Concrete

My friend Goktug and his girlfriend Beverly Hill were strolling along Rodeo Drive, oblivious to all the glittering dreams and tarnished realities around them. They were just so absorbed in each other that they might as well have been wandering the street in Concrete, Washington. I became familiar with Concrete in 2007 after my publisher gently explained the difference between cement and concrete to me while editing my novel. If he was so smart, why was he publishing me? He lost his shirt on me and I lost the “r” off my shirt over his constant nitpicking.
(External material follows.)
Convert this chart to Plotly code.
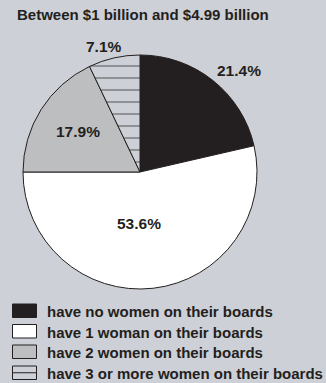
import plotly.graph_objects as go

# ---- data ----
categories = [
    "have no women on their boards",
    "have 1 woman on their boards",
    "have 2 women on their boards",
    "have 3 or more women on their boards",
]
shares = [21.4, 53.6, 17.9, 7.1]
share_labels = ["21.4%", "53.6%", "17.9%", "7.1%"]
title_text = "Between $1 billion and $4.99 billion"

# ---- style ----
W, H = 326, 383
BG = "#cdd0d6"
INK = "#231f20"
slice_colors = [INK, "#ffffff", "#bdbec0", BG]
patterns = ["", "", "", "-"]
FONT = "Liberation Sans, Arial, sans-serif"

def px(x):
    return x / W

def py(y):
    return 1 - y / H

fig = go.Figure()
fig.add_trace(go.Pie(
    labels=categories,
    values=shares,
    sort=False,
    direction="clockwise",
    rotation=0,
    textinfo="none",
    hoverinfo="label+percent",
    showlegend=False,
    marker=dict(
        colors=slice_colors,
        line=dict(color=INK, width=1),
        pattern=dict(shape=patterns, fgcolor=INK, fillmode="overlay",
                     size=12, solidity=0.12),
    ),
    domain=dict(x=[px(23), px(257)], y=[py(289), py(55)]),
))

annotations = []
# title
annotations.append(dict(
    text=title_text, x=px(15), y=py(15), xref="paper", yref="paper",
    xanchor="left", yanchor="middle", showarrow=False,
    font=dict(family=FONT, size=15, color=INK, weight="bold"),
))
# slice value labels
label_pos = [(239, 70), (138.5, 223), (77.5, 131), (104, 46)]
for txt, (lx, ly) in zip(share_labels, label_pos):
    annotations.append(dict(
        text=txt, x=px(lx), y=py(ly), xref="paper", yref="paper",
        xanchor="center", yanchor="middle", showarrow=False,
        font=dict(family=FONT, size=15.5, color=INK, weight="bold"),
    ))

# custom legend
shapes = []
row_top = [304, 324.5, 345, 366]
box_h = 13.5
for i, name in enumerate(categories):
    y0 = row_top[i]
    y1 = y0 + box_h
    shapes.append(dict(
        type="rect", xref="paper", yref="paper",
        x0=px(12.5), x1=px(36.5), y0=py(y1), y1=py(y0),
        fillcolor=slice_colors[i], line=dict(color=INK, width=1),
    ))
    if patterns[i] == "-":
        ym = (y0 + y1) / 2
        shapes.append(dict(
            type="line", xref="paper", yref="paper",
            x0=px(12.5), x1=px(36.5), y0=py(ym), y1=py(ym),
            line=dict(color=INK, width=1),
        ))
    annotations.append(dict(
        text=name, x=px(45), y=py(y0 + box_h / 2 + 1), xref="paper", yref="paper",
        xanchor="left", yanchor="middle", showarrow=False,
        font=dict(family=FONT, size=15, color=INK, weight="bold"),
    ))

fig.update_layout(
    width=W, height=H,
    margin=dict(l=0, r=0, t=0, b=0),
    paper_bgcolor=BG, plot_bgcolor=BG,
    annotations=annotations, shapes=shapes,
    showlegend=False,
)

fig.write_html("out.html")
My book was the last one either of us published unless he reinvented himself under a new name to dodge my next manuscript. If my novel had been about cement or concrete, my ignorance would have been so much more humiliating. When I went back and researched the words in question, I discovered the city of Concrete, famous for This Boy’s Life (a DiCaprio/De Niro film) and a high school built as a bridge over the road leading up to and through it. The city became Concrete when the towns of Baker and Cement City merged in 1909. Each town existed thanks to separate cement factories. So I now have a way to remember that concrete comes from cement. But I had forgotten about Beverly Hill for nine sentences until Goktug told me she had changed her name to Sandy Shore and moved to Cement, Oklahoma, a bigger but less famous city than Concrete, Washington. What are the chances of such a coincidence? About one out of three on this Blog site.